2 Days in Genoa
Genoa is a lively bustling city with a grandiose fusion of old and new. Arguably most know as being the port city where Christopher Columbus spent his formative years, the city is also an opulent representation of centuries old palatial architecture. In this blog post, I’ll give you some ideas of what to do with 1-2 days exploring Genoa.
Stay somewhere near the Piazza De Ferrari. From here, it’s an easy walk to all of the major sightseeing in Genoa. We stayed at Hotel Bristol Palace and loved it.
Visit the house that Christopher Columbus once lived in
This is where Christopher Columbus once lived, but technically it’s an 18th century recreation from the ruins of the old home. It’s an easy stop in the city. We paid 3 Euro to go inside, and it wasn’t really worth it. It’s a small space and really only has some signage inside that tells about his life. The exterior is really cool though so definitely stop by.
Walk through Porta Soprana
Right up the road from the Columbus House is Port Soprano, Walk through the gates of these ancient 12th century walls of Genoa.
Visit the San Lorenzo Cathedral
This Cathedral is stunning with the black and white stripes throughout.
View the Piazza De Ferrari
This stunning square is the main square of Genoa with its beautiful fountain and ornate surrounding buildings. Close by are both the old and new parts of the city. Walk southeast to find modern shops like H&M and Sephora (sometimes housed in gorgeous old architecture), or walk north into little cobblestone streets with interesting coffee shops, restaurants and palaces.
Take a stroll along Via Garibaldi
This is a really amazing historic street to walk down, with many palatial residences built by Genoese aristocrats during the Renaissance. The building facades are colorful and ornate. You can peek into a few buildings by wandering into their entrances. A few have also become museums. Poke around and enjoy the centuries old architecture and fresco paintings.
Have Lunch at Cambi Cafe, a beautiful restaurant right on Via Garibaldi
There is a lovely restaurant called Cambi Cafe to dine in right on Via Garibaldi, with a lush patio with lots of shade and a great ambiance. We sipped cappuccinos and ate delicious caprese salad and pasta.
Dine in an old palace at Les Rouges Cucina & Cocktails
Are you sick of Palaces yet? Not too fast, this is a must! Go to dinner at Les Rouges Cucina & Cocktails, an old Palace that has been partially converted into a restaurant. I love finding gems like this.
Visit the Galleria Nazionale di Palazzo Spinola
This museum was once an aristocratic residence from the 16th century, decorated with frescoes and paintings from the period. It’s most famous for its “Hall of Mirrors,” a smaller scale version of the more famous Hall of Mirrors in the Palace of Versailles.

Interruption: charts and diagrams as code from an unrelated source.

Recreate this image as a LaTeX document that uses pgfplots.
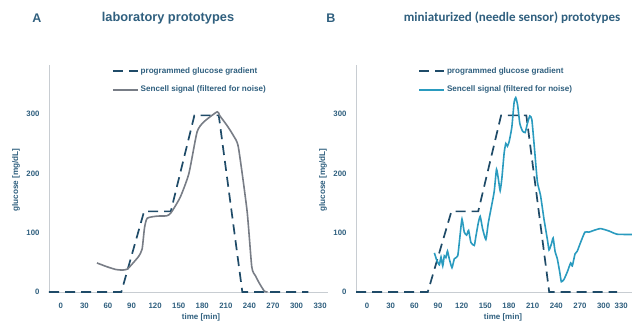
\documentclass[border=0pt]{standalone}
\usepackage{pgfplots}
\pgfplotsset{compat=1.18}
\usepackage{fontspec}
\setmainfont{Liberation Sans}
\newfontfamily\carlito{Carlito}
\definecolor{txt}{HTML}{2F5F7E}
\definecolor{dashc}{HTML}{1F4B68}
\definecolor{sgray}{HTML}{787D86}
\definecolor{steal}{HTML}{2A9BBF}
\definecolor{axgray}{HTML}{C8CDD2}
\pgfplotsset{
  panel/.style={
    scale only axis, width=279pt, height=227pt, anchor=south west,
    xmin=-15, xmax=340, ymin=0, ymax=383,
    axis lines=left, axis line style={draw=axgray, line width=0.9pt, -},
    xtick={0,30,...,330}, ytick={0,100,200,300},
    major tick length=0pt,
    /pgf/number format/assume math mode=true,
    tick label style={font=\bfseries\fontsize{7.8}{9}\selectfont, text=txt},
    xticklabel style={yshift=-8pt},
    yticklabel style={xshift=-6pt},
    legend cell align=left,
    legend style={draw=none, fill=none, anchor=north west, at={(0.225,0.998)},
      font=\bfseries\fontsize{8.1}{9}\selectfont, text=txt, row sep=7pt,
      inner sep=0pt},
    legend image code/.code={\draw[#1] (0pt,0pt) -- (25pt,0pt);},
    dashline/.style={dashc, line width=1.7pt, dash pattern=on 10pt off 6pt},
  }
}
\begin{document}
\begin{tikzpicture}
\useasboundingbox (0,0) rectangle (632pt,-321pt);
% Titles
\node[font=\bfseries\fontsize{12.5}{14}\selectfont, text=txt] at (37pt,-18pt) {A};
\node[font=\bfseries\fontsize{12.8}{14}\selectfont, text=txt] at (168pt,-18pt) {laboratory prototypes};
\node[font=\bfseries\fontsize{12.5}{14}\selectfont, text=txt] at (331pt,-18pt) {B};
\node[font=\carlito\bfseries\fontsize{13}{15}\selectfont, text=txt] at (512pt,-18pt) {miniaturized (needle sensor) prototypes};
% Axis labels
\node[rotate=90, font=\bfseries\fontsize{8.2}{9}\selectfont, text=txt] at (16pt,-180pt) {glucose [mg/dL]};
\node[rotate=90, font=\bfseries\fontsize{8.2}{9}\selectfont, text=txt] at (323pt,-180pt) {glucose [mg/dL]};
\node[font=\bfseries\fontsize{8}{9}\selectfont, text=txt] at (201pt,-317pt) {time [min]};
\node[font=\bfseries\fontsize{8}{9}\selectfont, text=txt] at (503pt,-317pt) {time [min]};

\begin{axis}[panel, at={(49pt,-292pt)}]
\addplot[dashline] coordinates {(-15,0)(77,0)(106,136)(140,136)(170,298)(201,298)(231,0)(315,0)};
\addlegendentry{programmed glucose gradient}
\addplot[sgray, line width=1.6pt, smooth, tension=0.35] coordinates {
(46,49)(59,42.5)(70,38)(78,37)(84.5,38.5)(91,47.5)(99,60)(103.5,72.5)(106.5,108)(110,124.5)
(122.6,128)(135,128.6)(140.4,134)(152,160)(163,200)(173.4,270)(182,287)(199,304)(202,298)
(212,280)(220,263)(226,244)(237,137)(243,42.5)(247.6,27.5)(253,14)(259,1.5)(263,0)};
\addlegendentry{Sencell signal (filtered for noise)}
\end{axis}

\begin{axis}[panel, at={(356pt,-292pt)}, width=276pt, xmin=-14, xmax=336,
  xtick={0,30,...,300}, extra x ticks={330},
  extra x tick style={xticklabel style={anchor=north east, xshift=4pt}}]
\addplot[dashline] coordinates {(-14,0)(77,0)(107,136)(141,136)(170,298)(202,298)(231,0)(317,0)};
\addlegendentry{programmed glucose gradient}
\addplot[steal, line width=1.6pt, smooth, tension=0.3] coordinates {
(85.4,66)(88.3,54)(91.7,46)(93.8,59)(96,44)(98,61)(100,58)(102,69)(104.3,56)(107.7,41)
(110.7,56)(115,61)(117.8,93.5)(120.4,123)(123.3,101)(126.3,96)(128.8,104)(131.7,83.6)
(136,78.6)(138,93.5)(141,116)(143.5,127.6)(146.5,107)(150.7,88.6)(153.7,116)(157,139)
(161.2,169)(164.2,207)(166.7,189)(168.8,171)(171,192)(173.9,235)(176,250.6)(178,246)
(180.2,253.7)(183.6,278)(186.5,320)(188.6,328)(191,315)(193.7,284.6)(197,272)(200.5,269)
(203.4,284.6)(206.4,297)(209,291)(212,247)(216,186)(220,163)(224.5,122)(228.7,88.6)
(230.8,71)(233.8,81)(236,91)(238.4,68.7)(241.3,56)(244.3,34)(246.4,17.4)(249.8,21.4)
(254,34)(258.2,49)(260.3,44)(263.7,64)(266.6,69)(270.9,84)(276.3,101)(281.4,101)
(287.7,104)(296,107)(306.7,103)(317,97.5)(336,97)};
\addlegendentry{Sencell signal (filtered for noise)}
\end{axis}
\end{tikzpicture}
\end{document}
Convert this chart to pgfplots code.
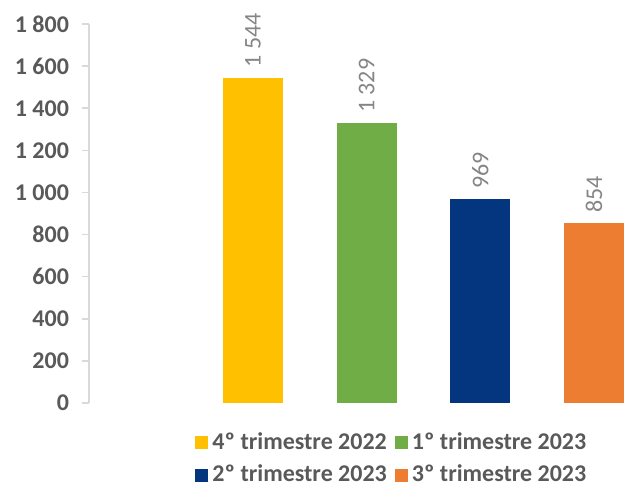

Explore the Port & have Lunch at Eaterly
The port of Genoa has a couple of oceanside restaurants, an Aquarium (great for families), and a large pirate shop called Vascello Neptunea that’s a 17th century replica of a Spanish sailing ship. It’s all a bit cheesy, but there are some beautiful views and its worth a short walk to see the water and some of the beautiful colorful buildings, most notable is Palazzo San Giorgio. Wander around here and grab lunch with a view at Eaterly.
Visit the Museo di Palazzo Reale
You can use your ticket from Galleria Nazionale di Palazzo Spinola to also go to the Museo di Palazzo Reale. Noticing a theme yet? There are a LOT of Palaces in Genoa. This one has some amazing rooms to view on the interior, but the exterior balcony is incredibly beautiful.
Dinner at Piazza dei Tessitori
Piazza dei Tessitori is a lively square with outdoor seating, great street art, food and drinks. It’s a casual spot that feels very local. Stop in for some focaccia and a delicious gin cocktail.
Late Night Drinks at the Bohemian La Bottega Del Conte
Brush up on your Italian before you head to this cute little bohemian bar. This bar is owned by two local artists, and they occasionally have live music downstairs. It feels like you’ve stepped back in time into old Europe. Ordering drinks was difficult with the language barrier, but it was well worth the ambiance.